Nesta quinta, em sua live semanal na Internet, Bolsonaro disse que exagerou em declaração anterior de que colocaria a “cara no fogo” por Ribeiro, mas afirmou seguir confiando no ex-ministro. “Eu falei lá atrás que botava a cara no fogo por ele, né? Eu exagerei. Mas eu boto a mão no fogo pelo Milton, tá? Assim como boto por todos os meus ministros. Porque o que eu conheço deles, a vivência, etc., dificilmente alguém vai cometer um ato de corrupção”, afirmou.
Na visão de Bolsonaro, Ribeiro não fez nada demais ao dizer, na gravação divulgada em março, que atendia preferencialmente a pedidos de prefeitos “indicados pelo pastor tal”. “P’ra dar uma moral p’ra ele [pastor]. Nada demais”, considera.
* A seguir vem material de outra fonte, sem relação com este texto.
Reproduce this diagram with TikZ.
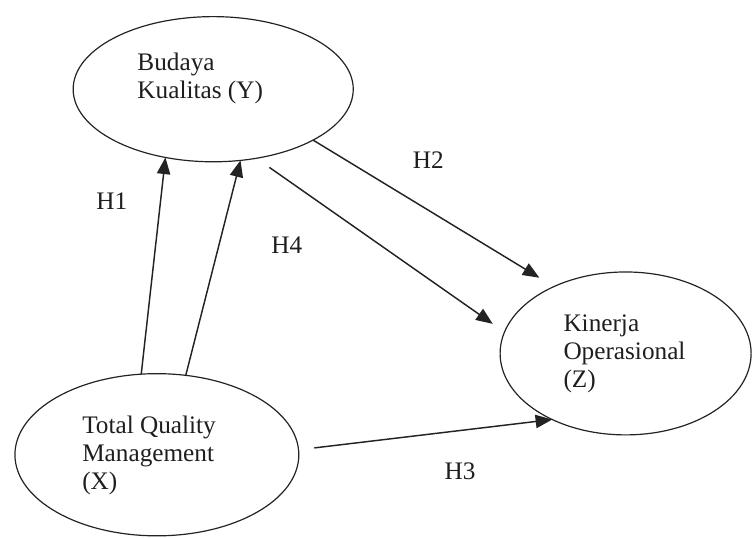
\documentclass[tikz,border=0pt]{standalone}
\usepackage{fontspec}
\setmainfont{Liberation Serif}
\usetikzlibrary{shapes.geometric, arrows.meta}
\definecolor{diagline}{RGB}{35, 35, 35}
\definecolor{diagtext}{RGB}{30, 30, 30}

\begin{document}
\begin{tikzpicture}[
        vell/.style={draw=diagline, line width=0.9pt, ellipse,
            inner sep=0pt, outer sep=0pt},
        vtxt/.style={anchor=north west, inner sep=0pt, align=left,
            text=diagtext, font=\fontsize{19}{21}\selectfont},
        hlab/.style={inner sep=0pt, text=diagtext,
            font=\fontsize{19}{21}\selectfont},
        harr/.style={draw=diagline, line width=1.1pt,
            -{Triangle[length=12.5pt, width=10pt]}}
    ]
    \useasboundingbox (0, 0) rectangle (19.92, 14.23);
    \node[vell, minimum width=7.41cm, minimum height=3.84cm] (budaya) at (5.64, 11.87) {};
    \node[vell, minimum width=6.64cm, minimum height=4.31cm] (kinerja) at (16.55, 4.88) {};
    \node[vell, minimum width=7.51cm, minimum height=4.29cm] (tqm) at (4.15, 2.20) {};
    \node[vtxt] (budayatxt) at (3.63, 12.83) {Budaya\\Kualitas (Y)};
    \node[vtxt] (kinerjatxt) at (14.90, 5.90) {Kinerja\\Operasional\\(Z)};
    \node[vtxt] (tqmtxt) at (2.17, 3.23) {Total Quality\\Management\\(X)};
    \draw[harr] (tqm.101) -- (budaya.235);
    \draw[harr] (tqm.70) -- (budaya.291);
    \draw[harr, shorten >=0.45cm] (budaya.333) -- (kinerja.137);
    \draw[harr, shorten <=0.42cm, shorten >=0.38cm] (budaya.302) -- (kinerja.170);
    \draw[harr, shorten <=0.42cm] (tqm.2) -- (kinerja.222);
    \node[hlab] (h1) at (2.96, 8.92) {H1};
    \node[hlab] (h2) at (11.33, 10.00) {H2};
    \node[hlab] (h4) at (7.59, 7.75) {H4};
    \node[hlab] (h3) at (12.17, 1.77) {H3};
\end{tikzpicture}
\end{document}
“Continuo acreditando no Milton. Se aparecer alguma coisa, responda pelos seus atos. E assim é em nosso governo”, prosseguiu. Criando uma espécie de “corruptômetro”, Bolsonaro defendeu que o esquema investigado pela Polícia Federal “não foi corrupção da forma como está acostumada a ver em governos anteriores; ah, o cara fez uma obra superfaturada, comprou o material e não recebeu, superfaturou. Nada disso. Foi de história de fazer tráfico de influência”. Ah, bom!
“Pastores são vinculados à primeira-dama”, lembra Daniel Cara, da FE
Os pastores Santos e Moura, que atuavam como lobistas, negociando a liberação de recursos para obras, participaram de pelo menos 22 reuniões oficiais no MEC ao longo dos 15 meses anteriores à queda de Ribeiro. Em pelo menos 19 delas o ex-ministro estava presente. A dupla é próxima da família Bolsonaro.
“Não só o Bolsonaro tem envolvimento no escândalo. É importante dizer que esses pastores são vinculados à primeira-dama”, aponta o professor Daniel Cara, docente da Faculdade de Educação (FE) da USP.
Michelle Bolsonaro “assumiu uma postura passiva durante a campanha eleitoral (2022) e ela não fez isso porque está desgostosa de fazer campanha ou porque não quer permanecer como primeira-dama, pelo contrário, ela sabe que tem os pés de barro”, prossegue. “Ela também tem vínculos com setores que não são, necessariamente, idôneos das igrejas neopentecostais.”
Cara ressalta que o pastor e ex-ministro Milton Ribeiro “era uma figura muito próxima da Michelle Bolsonaro e também da Damares Alves”, ex-ministra do Ministério da Mulher, da Família e dos Direitos Humanos e pré-candidata ao Senado (Republicanos-DF). “Em um determinado momento, Silas Malafaia [pastor da Assembleia de Deus Vitória em Cristo] e Damares rompem com Milton Ribeiro e não é porque eles discordavam da linha ideológica de Milton Ribeiro, é, talvez, porque os interesses deles não estavam sendo atendidos”, diz o professor da FE.
Tão logo o caso foi revelado, em março, o Sindicato Nacional dos Docentes das Instituições de Ensino Superior (Andes-SN) e outras entidades representativas do setor da educação divulgaram nota conjunta exigindo a demissão imediata do então ministro.
“A farra com recursos do FNDE no esquema do ‘Bolsolão do MEC’ é inadmissível. Os recursos do fundo devem ser destinados para ações de reestruturação e modernização das instituições de ensino, para garantir assistência estudantil a estudantes de baixa renda, ampliar o número de escolas, investir em pesquisa e contratar professores, e não para beneficiar a construção das igrejas”, dizia o texto.